# Fascinating Japanese Joinery



## Karl_TN (May 27, 2021)



Reactions: Way Cool 6 | Informative 1


----------



## pvwoodcrafts (May 28, 2021)

man , you gotta be kidding me

Reactions: Agree 1


----------



## barry richardson (May 28, 2021)

I can see why they are preserving it, what a work of art!

Reactions: Agree 2


----------



## Wildthings (May 29, 2021)

That is over the top!!

Reactions: Agree 1


----------



## Deputydawg (May 29, 2021)

I don't even know what to say about that! Amazing work!

Reactions: Agree 1


----------



## Eric Rorabaugh (May 29, 2021)

Wonder how long it took to build that!

Reactions: Agree 1


----------



## ScoutDog (Jun 29, 2021)




----------



## Steve in VA (Jun 30, 2021)

Makes me a little ashamed to use a nail gun, though if I'm building a house I'd want it done before I turn 100. Amazing work!!


----------



## Mike Hill (Jun 30, 2021)

I wasn't going to posit - but I capitulate. I truly admire the skill and talent - I truly do - BUT..... I am not embarrassed to use a nail gun!
1. The word "traditional" was used often. Tradition implies long-established, produced, done, or used in accordance with tradition, or habitually done, used, or found. Was this the "norm" or exceptional?
2. I wonder how many buildings were built with this attention to joinery? Just for royalty or temples?
3. I wonder why - when there are so many other, less grand, yet more practical joints? Is it the elite showing off that they can pay someone to do this?
4. I see a lot more glue surface - but no glue was used. So I have to wonder if the joints were possibly more structural. Strength, if using the same material is often the result of the amount of cross-section. The greater the cross-section = the greater forces a material can withstand. Are they stronger than dovetails and mortise and tenon - i.e. more cross-section? 
5. Wood is generally about 30% better in resisting compression than tension. It is also better in resisting shear across the grain rather than parallel to the grain. I wonder if these joints use those characteristics of wood better?
6. I suppose they had more time and labor than they had iron/steel/metal?
7. Seems so illogical, but artists often are. I could build 20 or more houses in the time it might have taken that one to be just joined. There might a severe shortage of housing if all were built in that way. 
8. Lil Mikey is TOO pragmatic for his own good!


----------



## T. Ben (Jun 30, 2021)

Mike Hill said:


> I wasn't going to posit - but I capitulate. I truly admire the skill and talent - I truly do - BUT..... I am not embarrassed to use a nail gun!
> 1. The word "traditional" was used often. Tradition implies long-established, produced, done, or used in accordance with tradition, or habitually done, used, or found. Was this the "norm" or exceptional?
> 2. I wonder how many buildings were built with this attention to joinery? Just for royalty or temples?
> 3. I wonder why - when there are so many other, less grand, yet more practical joints?

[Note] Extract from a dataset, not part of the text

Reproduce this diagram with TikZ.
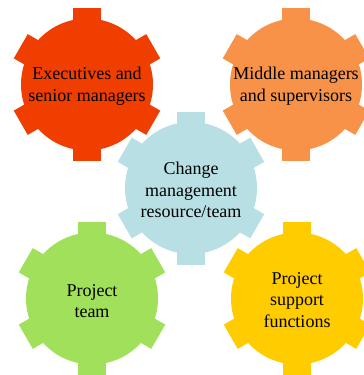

Is it the elite showing off that they can pay someone to do this?
> ...


I believe the answer to your questions is,yes.

Reactions: Funny 1


----------



## DWasson (Oct 8, 2021)

Karl_TN said:


>


That is beyond amazing.


----------



## JerseyHighlander (Oct 8, 2021)

One of my favorite things when I was young, even before officially getting into the trades, was gutting an old house down to the framing. Being able to study the construction normally hidden inside the walls was thrilling for me. If I had an opportunity to do that disassembly, I'd pay them.



Mike Hill said:


> I wasn't going to posit - but I capitulate. I truly admire the skill and talent - I truly do - BUT..... I am not embarrassed to use a nail gun!
> 1. The word "traditional" was used often. Tradition implies long-established, produced, done, or used in accordance with tradition, or habitually done, used, or found. Was this the "norm" or exceptional?
> 2. I wonder how many buildings were built with this attention to joinery? Just for royalty or temples?
> 3. I wonder why - when there are so many other, less grand, yet more practical joints? Is it the elite showing off that they can pay someone to do this?
> ...



There was a time back in the 80's -90's when I studied Japanese joinery both in timber framing and furniture making. Incredibly intricate, very strong and when done by someone well trained, goes fairly quick. I practiced making a few of the less complicated joints for a bit but didn't have a lot of time to devote to not making money back then.

I know most of the wood framed buildings were and still are constructed this way. not a single nail or modern fastener in them. Makes a lot of sense when you think how Japan is very natural disaster prone, especially earthquakes, yet has many very old buildings that just continue to laugh their way through the centuries. I see the same thing here, part of my job in building inspection includes studying building failures and it never fails to catch my attention when a storm takes out the entire modern addition to a 300 year old building, yet the original is still standing like nothing happened. Saw a lot of that with Superstorm Sandy back in 2012.

Reactions: Like 1


----------



## Steve Smith (Oct 8, 2021)

From what I have read Japanese joinery for furniture was often made with the purpose of the ability to disassemble it. Some joints were made with a rice based adhesive. It wasn't very strong but held joints together until someone wanted to take it apart. Rice paper screens easily got damaged and it was advantageous to be able to take apart to install new rice paper.

I bought this book a while back. No instructions on how to make the joints but good enough photos to figure out most of them.
Art of Japanese Joinery

Reactions: Informative 1


----------